What needs to be done:
Return each line holding the string "with".

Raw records
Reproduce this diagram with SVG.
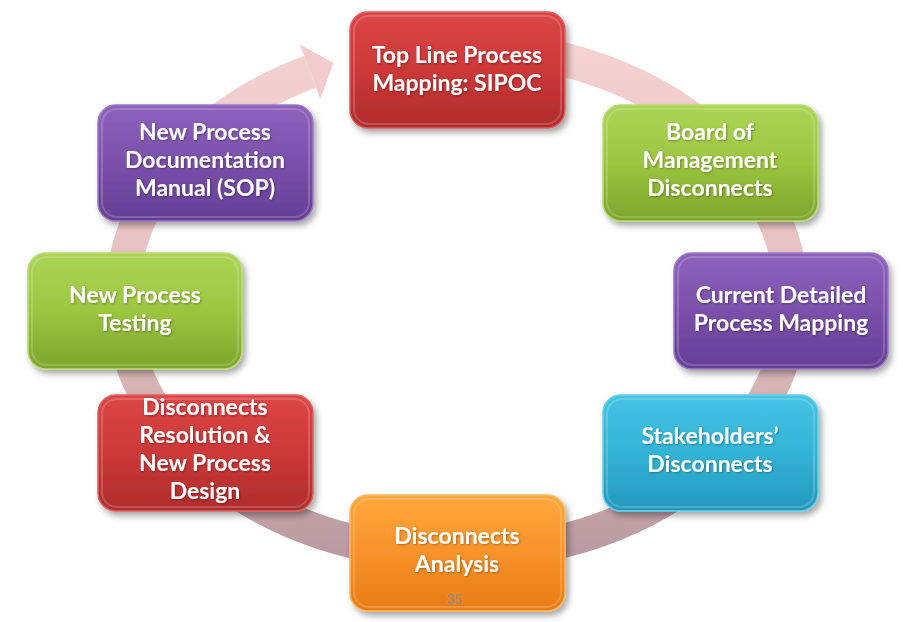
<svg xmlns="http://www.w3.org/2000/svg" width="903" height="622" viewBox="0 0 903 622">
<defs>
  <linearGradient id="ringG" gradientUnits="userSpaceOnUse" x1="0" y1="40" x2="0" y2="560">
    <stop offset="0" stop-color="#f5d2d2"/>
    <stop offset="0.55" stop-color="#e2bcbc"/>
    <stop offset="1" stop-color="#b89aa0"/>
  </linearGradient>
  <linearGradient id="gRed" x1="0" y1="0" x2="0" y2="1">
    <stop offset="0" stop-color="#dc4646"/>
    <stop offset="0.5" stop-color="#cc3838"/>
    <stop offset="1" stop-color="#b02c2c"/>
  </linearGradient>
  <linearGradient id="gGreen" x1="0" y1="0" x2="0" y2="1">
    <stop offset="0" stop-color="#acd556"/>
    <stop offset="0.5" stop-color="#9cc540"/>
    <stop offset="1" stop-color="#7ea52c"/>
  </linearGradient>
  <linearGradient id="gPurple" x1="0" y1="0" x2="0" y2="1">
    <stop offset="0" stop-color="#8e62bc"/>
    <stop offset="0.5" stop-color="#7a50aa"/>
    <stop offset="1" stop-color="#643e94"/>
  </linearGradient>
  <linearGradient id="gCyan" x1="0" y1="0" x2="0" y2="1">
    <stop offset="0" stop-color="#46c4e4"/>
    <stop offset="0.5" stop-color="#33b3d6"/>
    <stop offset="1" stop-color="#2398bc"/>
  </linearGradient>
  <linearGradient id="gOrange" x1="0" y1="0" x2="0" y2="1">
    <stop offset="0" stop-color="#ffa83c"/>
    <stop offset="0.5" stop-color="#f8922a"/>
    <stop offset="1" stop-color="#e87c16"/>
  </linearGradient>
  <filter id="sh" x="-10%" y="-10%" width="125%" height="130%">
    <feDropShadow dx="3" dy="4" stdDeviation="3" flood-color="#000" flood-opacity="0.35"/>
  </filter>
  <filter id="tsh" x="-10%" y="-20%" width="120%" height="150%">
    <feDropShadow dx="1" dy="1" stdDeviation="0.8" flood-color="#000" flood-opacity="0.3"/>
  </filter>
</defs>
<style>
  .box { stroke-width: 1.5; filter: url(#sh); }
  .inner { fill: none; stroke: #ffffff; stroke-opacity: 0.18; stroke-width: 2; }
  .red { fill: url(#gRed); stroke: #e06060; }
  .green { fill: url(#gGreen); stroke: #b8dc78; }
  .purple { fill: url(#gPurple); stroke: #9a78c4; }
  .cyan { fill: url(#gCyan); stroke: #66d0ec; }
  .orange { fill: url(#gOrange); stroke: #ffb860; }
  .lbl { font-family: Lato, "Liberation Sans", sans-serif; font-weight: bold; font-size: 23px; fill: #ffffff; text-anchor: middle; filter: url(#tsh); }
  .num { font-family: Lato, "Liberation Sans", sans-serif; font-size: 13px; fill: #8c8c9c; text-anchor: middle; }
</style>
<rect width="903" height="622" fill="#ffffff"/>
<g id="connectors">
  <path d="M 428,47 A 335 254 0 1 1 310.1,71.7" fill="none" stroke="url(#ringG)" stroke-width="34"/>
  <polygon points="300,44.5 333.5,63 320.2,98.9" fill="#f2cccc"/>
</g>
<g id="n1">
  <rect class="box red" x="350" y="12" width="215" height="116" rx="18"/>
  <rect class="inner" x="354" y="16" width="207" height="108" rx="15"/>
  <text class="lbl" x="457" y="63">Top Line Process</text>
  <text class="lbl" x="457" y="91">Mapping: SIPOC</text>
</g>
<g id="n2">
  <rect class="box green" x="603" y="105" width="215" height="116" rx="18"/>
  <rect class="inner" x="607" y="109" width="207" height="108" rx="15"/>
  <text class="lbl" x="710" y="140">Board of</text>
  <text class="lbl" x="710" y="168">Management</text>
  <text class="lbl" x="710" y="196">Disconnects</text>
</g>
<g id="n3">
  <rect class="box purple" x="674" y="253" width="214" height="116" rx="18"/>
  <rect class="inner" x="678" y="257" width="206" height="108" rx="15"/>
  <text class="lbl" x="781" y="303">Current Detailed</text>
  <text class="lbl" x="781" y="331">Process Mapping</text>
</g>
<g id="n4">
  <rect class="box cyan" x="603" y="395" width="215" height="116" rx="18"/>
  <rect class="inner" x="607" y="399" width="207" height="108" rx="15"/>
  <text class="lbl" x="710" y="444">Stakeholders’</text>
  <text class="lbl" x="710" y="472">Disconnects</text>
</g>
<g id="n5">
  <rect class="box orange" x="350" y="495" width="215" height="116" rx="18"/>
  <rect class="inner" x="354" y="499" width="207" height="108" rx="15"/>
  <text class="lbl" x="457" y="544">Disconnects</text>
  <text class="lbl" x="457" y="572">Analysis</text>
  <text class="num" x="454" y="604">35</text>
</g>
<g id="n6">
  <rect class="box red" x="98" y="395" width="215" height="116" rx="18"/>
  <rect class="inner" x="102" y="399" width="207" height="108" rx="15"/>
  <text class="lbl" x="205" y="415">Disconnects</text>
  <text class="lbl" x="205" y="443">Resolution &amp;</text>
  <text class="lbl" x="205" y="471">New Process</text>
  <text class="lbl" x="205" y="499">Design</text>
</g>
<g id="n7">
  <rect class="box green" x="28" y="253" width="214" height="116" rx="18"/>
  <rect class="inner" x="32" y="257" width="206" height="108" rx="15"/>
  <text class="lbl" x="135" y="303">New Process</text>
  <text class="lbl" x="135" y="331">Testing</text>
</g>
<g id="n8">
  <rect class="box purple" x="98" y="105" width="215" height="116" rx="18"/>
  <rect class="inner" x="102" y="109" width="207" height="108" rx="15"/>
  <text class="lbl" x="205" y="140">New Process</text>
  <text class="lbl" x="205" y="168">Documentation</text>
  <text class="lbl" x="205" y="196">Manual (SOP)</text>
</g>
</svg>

==

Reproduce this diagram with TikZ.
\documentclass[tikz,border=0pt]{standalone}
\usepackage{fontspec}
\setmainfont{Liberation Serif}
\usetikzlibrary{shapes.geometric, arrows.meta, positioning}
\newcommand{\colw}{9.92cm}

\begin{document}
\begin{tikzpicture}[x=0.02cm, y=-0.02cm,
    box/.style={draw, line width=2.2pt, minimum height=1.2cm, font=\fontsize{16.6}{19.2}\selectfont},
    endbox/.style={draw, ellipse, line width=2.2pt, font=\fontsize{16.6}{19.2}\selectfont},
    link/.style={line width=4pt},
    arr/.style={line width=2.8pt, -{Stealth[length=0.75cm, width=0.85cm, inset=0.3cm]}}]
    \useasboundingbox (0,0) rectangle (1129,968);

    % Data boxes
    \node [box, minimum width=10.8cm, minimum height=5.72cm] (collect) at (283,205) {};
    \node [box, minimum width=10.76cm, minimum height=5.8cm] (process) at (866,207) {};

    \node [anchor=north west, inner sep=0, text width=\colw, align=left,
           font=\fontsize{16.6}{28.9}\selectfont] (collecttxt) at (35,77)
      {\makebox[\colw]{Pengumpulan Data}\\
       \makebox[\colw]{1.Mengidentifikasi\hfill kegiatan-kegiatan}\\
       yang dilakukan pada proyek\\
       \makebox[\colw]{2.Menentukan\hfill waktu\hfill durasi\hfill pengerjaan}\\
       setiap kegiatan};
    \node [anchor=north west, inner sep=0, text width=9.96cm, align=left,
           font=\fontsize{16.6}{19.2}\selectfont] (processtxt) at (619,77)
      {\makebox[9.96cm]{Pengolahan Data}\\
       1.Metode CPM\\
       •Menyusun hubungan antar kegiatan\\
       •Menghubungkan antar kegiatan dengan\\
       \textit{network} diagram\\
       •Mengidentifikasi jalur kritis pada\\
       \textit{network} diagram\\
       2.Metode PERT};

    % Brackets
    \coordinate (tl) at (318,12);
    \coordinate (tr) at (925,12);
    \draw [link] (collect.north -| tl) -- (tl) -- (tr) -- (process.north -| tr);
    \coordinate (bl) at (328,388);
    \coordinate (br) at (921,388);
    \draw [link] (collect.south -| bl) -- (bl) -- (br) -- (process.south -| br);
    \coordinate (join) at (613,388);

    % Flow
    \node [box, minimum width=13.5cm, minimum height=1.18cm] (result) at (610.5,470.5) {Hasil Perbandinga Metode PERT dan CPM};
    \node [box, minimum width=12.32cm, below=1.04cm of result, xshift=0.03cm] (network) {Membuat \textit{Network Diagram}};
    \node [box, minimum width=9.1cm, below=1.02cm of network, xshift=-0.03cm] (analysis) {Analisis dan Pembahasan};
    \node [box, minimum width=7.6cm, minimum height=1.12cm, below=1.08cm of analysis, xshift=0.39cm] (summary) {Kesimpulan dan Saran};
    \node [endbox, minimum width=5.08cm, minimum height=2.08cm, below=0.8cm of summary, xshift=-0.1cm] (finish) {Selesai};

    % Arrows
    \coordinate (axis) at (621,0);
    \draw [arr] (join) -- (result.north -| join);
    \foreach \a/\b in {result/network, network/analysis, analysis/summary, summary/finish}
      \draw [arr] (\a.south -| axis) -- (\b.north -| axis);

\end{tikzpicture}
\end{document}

--

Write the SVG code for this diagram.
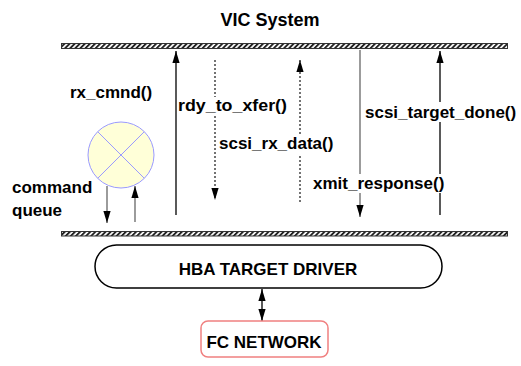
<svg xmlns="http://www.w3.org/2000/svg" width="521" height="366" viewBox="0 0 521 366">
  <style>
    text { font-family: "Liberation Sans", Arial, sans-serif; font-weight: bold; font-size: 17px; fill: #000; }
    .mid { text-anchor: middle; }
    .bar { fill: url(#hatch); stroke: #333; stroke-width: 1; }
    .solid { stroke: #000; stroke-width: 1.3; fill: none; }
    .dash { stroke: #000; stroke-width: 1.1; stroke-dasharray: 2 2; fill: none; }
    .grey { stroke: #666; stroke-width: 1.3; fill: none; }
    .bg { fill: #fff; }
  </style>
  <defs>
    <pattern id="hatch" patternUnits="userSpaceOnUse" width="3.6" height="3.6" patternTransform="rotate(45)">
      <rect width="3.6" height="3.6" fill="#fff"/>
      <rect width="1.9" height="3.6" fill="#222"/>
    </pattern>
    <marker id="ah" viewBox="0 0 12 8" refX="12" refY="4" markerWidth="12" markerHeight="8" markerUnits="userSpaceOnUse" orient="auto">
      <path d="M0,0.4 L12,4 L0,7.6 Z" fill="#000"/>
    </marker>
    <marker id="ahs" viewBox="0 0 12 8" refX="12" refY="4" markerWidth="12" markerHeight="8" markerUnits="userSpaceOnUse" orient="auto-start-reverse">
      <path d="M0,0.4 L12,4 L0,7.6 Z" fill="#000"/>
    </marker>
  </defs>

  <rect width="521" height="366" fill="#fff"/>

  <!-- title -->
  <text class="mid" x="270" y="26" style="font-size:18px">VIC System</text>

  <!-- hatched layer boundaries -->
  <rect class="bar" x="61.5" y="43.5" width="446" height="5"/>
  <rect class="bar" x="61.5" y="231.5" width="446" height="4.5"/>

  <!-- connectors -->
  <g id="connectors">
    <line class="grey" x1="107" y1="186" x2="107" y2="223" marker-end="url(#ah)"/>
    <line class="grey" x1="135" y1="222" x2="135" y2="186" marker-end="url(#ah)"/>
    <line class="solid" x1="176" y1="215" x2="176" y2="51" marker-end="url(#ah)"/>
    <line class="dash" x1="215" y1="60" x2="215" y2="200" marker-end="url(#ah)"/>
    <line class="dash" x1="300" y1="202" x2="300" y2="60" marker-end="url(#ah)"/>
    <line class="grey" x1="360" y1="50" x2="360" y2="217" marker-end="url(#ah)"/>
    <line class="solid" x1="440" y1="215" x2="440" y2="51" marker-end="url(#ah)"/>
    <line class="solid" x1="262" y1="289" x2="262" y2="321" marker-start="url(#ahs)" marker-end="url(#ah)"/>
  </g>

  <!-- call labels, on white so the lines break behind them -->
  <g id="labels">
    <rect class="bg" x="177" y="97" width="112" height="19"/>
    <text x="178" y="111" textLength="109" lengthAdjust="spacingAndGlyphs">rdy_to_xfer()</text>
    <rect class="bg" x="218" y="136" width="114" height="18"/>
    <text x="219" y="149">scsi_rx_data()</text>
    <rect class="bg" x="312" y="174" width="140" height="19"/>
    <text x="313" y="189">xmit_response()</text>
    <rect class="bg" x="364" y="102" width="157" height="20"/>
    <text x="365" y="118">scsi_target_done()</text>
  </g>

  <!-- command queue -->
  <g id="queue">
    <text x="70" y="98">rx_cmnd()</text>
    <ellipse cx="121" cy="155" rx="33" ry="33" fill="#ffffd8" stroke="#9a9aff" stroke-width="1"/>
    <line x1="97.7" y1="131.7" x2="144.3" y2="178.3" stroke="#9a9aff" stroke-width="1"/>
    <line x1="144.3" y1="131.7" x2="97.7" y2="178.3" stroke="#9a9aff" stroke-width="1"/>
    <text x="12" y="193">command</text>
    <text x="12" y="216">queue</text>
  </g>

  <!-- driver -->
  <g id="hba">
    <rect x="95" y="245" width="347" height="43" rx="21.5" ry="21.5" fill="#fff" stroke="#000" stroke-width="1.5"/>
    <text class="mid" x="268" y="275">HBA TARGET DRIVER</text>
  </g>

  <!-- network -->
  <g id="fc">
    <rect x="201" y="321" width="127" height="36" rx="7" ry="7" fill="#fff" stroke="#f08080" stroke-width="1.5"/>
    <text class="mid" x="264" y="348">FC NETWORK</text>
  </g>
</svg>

Answer to this exercise:
Reproduce this diagram with SVG.
Reproduce this diagram with TikZ.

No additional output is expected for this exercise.